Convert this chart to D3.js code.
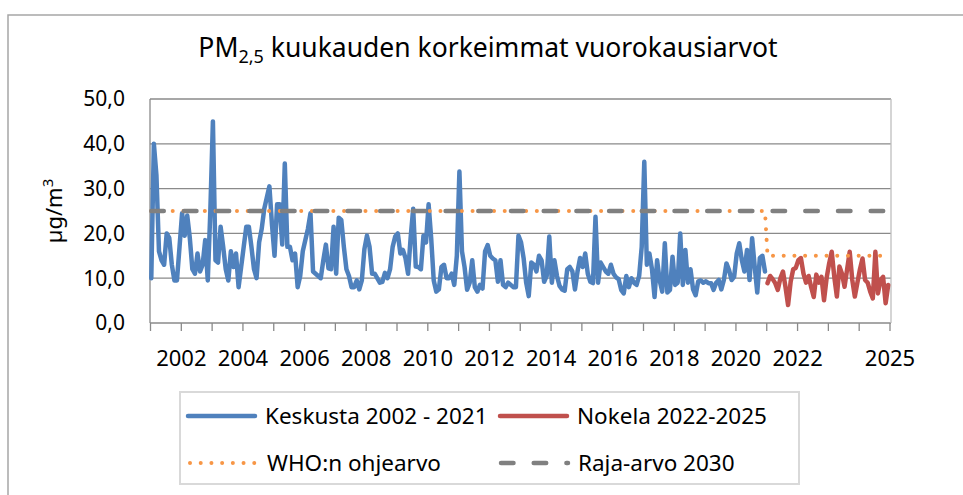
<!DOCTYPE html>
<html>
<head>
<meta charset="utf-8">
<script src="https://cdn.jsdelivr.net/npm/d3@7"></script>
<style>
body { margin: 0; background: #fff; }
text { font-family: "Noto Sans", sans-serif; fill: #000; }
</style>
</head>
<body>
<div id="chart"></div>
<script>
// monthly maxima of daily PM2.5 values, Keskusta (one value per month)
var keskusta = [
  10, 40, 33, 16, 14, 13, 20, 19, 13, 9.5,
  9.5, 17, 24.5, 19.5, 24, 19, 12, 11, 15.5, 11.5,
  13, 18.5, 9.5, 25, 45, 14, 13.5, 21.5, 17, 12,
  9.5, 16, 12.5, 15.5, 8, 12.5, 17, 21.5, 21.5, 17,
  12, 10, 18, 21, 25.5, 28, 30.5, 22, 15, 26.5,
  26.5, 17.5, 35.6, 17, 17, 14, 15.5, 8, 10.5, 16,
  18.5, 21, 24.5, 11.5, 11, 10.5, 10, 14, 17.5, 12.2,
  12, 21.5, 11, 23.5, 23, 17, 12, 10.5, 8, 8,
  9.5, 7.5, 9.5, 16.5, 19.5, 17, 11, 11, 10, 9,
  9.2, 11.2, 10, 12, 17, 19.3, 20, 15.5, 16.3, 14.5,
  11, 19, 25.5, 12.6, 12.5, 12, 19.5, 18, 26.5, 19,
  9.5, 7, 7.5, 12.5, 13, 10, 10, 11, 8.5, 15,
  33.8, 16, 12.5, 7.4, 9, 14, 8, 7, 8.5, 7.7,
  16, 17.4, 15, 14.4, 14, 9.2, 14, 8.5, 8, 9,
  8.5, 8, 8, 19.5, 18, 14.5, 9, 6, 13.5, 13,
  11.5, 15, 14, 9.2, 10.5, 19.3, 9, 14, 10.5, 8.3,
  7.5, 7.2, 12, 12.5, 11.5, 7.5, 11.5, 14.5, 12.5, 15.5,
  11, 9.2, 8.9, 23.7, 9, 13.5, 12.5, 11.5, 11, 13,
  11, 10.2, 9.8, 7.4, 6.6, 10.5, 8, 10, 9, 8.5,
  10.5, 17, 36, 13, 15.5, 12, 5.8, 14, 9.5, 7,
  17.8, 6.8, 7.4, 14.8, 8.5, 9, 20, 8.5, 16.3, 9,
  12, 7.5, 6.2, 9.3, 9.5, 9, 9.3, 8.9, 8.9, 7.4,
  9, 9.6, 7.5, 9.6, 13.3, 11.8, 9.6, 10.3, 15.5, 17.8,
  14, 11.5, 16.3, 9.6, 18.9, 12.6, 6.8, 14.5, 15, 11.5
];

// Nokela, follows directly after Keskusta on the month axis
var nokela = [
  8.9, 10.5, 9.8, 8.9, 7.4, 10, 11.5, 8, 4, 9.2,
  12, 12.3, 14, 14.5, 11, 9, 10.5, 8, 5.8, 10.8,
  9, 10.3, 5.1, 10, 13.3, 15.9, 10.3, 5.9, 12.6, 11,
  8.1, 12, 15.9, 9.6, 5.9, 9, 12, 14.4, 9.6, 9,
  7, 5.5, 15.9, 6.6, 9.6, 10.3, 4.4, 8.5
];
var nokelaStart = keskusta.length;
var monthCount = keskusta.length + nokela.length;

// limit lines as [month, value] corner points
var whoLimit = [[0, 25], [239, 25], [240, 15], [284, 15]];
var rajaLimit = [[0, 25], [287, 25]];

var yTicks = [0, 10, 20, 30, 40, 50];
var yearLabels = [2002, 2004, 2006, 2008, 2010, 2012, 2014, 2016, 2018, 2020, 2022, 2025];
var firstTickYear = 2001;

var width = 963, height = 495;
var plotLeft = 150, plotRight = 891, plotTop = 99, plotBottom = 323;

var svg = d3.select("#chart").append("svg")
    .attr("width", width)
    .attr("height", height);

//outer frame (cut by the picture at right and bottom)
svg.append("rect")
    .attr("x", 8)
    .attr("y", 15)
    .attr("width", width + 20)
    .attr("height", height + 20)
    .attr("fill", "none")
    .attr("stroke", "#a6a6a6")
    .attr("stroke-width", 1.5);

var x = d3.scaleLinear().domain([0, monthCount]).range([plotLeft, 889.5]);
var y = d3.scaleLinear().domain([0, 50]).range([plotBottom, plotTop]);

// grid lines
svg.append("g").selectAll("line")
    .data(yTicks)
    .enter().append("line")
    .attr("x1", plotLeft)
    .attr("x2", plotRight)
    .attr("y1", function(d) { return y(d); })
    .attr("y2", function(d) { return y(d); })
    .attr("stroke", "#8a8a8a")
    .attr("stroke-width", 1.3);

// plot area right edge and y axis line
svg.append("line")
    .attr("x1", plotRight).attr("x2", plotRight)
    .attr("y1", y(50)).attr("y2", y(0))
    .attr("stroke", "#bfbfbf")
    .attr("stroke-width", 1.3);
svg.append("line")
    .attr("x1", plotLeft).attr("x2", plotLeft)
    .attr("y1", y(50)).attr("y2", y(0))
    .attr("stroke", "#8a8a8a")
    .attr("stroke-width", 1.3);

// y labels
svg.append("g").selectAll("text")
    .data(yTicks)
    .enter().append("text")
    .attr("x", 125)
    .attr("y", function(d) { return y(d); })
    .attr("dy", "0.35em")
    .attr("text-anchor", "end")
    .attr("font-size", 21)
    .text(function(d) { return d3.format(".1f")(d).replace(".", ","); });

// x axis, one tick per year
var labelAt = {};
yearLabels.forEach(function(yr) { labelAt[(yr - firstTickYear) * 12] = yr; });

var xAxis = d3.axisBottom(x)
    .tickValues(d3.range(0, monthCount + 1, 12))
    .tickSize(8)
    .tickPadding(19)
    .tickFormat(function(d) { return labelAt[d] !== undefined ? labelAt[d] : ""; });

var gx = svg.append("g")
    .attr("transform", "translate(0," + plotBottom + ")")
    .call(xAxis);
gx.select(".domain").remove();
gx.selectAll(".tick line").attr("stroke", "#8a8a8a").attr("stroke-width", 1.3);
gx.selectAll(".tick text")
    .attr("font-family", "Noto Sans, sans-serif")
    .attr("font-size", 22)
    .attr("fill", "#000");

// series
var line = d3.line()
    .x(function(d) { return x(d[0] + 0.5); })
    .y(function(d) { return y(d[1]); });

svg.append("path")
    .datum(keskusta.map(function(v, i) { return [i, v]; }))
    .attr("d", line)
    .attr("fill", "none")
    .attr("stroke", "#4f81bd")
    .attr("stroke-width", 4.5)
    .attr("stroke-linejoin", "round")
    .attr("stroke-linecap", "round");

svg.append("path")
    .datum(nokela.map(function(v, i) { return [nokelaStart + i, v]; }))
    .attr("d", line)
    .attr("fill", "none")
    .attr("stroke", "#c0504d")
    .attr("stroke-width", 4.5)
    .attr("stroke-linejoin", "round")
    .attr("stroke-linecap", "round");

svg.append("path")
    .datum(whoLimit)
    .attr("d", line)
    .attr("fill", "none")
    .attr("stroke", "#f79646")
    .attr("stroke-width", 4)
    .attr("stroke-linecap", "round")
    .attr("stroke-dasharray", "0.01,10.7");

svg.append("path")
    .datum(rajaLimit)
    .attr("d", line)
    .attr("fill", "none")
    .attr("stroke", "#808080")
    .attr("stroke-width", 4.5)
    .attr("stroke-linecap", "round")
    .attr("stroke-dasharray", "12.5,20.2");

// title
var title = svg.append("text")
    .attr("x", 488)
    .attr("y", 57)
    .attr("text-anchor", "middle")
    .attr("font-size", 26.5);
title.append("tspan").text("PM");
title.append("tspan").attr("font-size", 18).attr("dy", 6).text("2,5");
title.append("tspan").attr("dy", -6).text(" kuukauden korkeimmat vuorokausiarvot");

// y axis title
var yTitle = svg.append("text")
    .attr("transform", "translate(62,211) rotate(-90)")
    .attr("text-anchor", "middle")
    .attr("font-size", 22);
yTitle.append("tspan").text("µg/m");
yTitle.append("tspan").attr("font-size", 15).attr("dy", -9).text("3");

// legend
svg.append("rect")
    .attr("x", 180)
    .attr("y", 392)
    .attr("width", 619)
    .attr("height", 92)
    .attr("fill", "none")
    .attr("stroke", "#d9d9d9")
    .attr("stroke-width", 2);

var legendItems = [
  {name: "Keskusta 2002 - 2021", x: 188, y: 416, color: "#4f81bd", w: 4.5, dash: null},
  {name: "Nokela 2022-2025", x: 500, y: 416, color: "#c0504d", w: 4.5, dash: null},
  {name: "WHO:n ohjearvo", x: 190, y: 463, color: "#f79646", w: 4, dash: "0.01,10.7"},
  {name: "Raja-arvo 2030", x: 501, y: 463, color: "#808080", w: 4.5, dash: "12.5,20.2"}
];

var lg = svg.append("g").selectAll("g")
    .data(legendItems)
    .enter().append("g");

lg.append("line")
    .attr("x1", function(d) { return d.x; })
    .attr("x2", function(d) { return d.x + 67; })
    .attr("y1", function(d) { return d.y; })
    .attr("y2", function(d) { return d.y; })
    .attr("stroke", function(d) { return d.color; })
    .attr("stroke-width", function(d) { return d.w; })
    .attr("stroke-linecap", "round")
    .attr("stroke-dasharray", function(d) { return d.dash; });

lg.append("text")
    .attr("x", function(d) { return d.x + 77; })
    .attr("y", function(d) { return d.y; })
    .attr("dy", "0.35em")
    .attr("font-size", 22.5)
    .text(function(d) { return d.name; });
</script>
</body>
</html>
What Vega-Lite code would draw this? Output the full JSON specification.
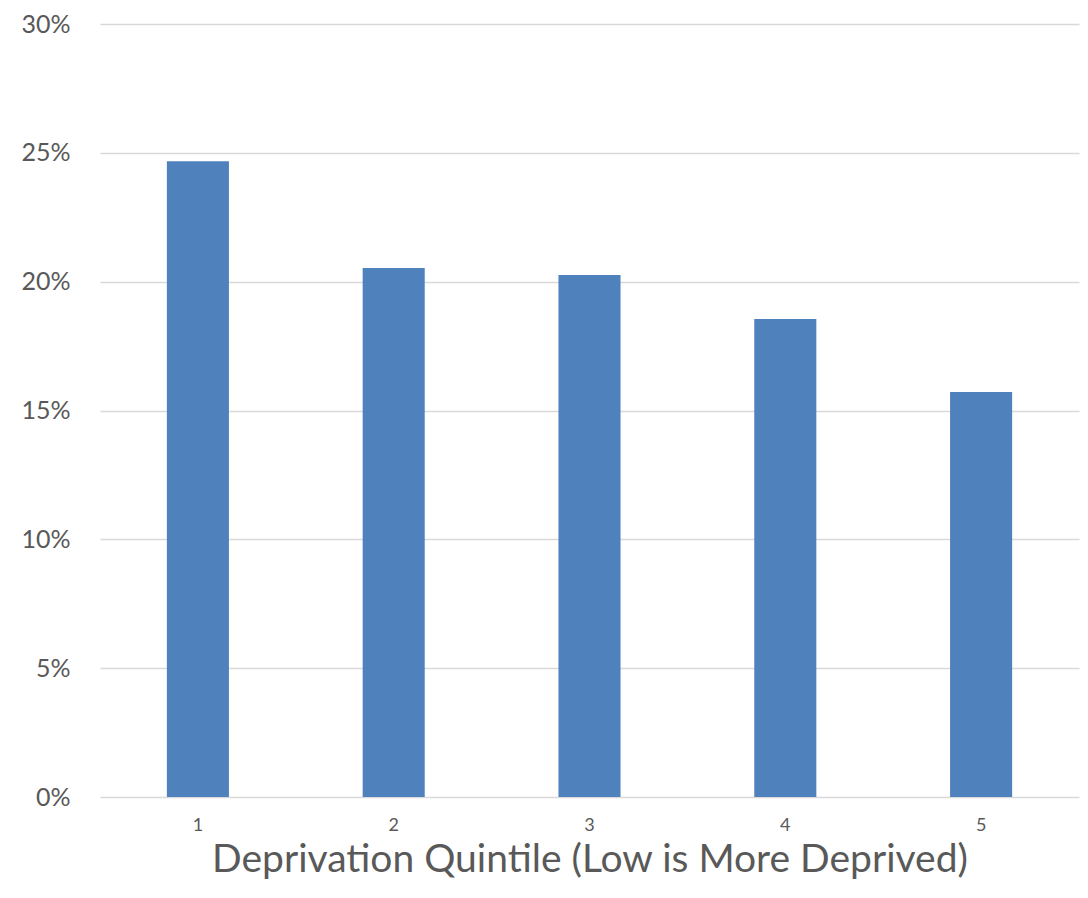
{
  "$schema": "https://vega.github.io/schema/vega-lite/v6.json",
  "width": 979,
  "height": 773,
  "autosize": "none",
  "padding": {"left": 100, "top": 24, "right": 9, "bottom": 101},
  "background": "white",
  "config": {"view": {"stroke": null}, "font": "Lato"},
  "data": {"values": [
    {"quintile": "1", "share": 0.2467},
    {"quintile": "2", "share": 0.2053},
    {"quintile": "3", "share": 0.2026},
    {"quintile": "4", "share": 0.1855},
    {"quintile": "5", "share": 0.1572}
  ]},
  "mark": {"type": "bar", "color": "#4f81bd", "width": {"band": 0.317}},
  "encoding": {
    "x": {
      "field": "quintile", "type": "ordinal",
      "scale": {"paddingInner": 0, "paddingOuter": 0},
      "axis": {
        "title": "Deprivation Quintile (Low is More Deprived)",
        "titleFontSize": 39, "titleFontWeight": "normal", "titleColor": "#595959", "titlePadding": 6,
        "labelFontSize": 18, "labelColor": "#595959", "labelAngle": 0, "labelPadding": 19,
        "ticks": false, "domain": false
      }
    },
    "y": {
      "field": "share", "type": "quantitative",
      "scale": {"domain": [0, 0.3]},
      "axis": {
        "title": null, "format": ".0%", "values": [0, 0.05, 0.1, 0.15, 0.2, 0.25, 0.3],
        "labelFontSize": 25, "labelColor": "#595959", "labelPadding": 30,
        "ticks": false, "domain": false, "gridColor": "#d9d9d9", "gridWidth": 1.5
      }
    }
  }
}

————————

Compute the number of lines above that contain the string "this". Reply with that value only.

* [Written response]:
2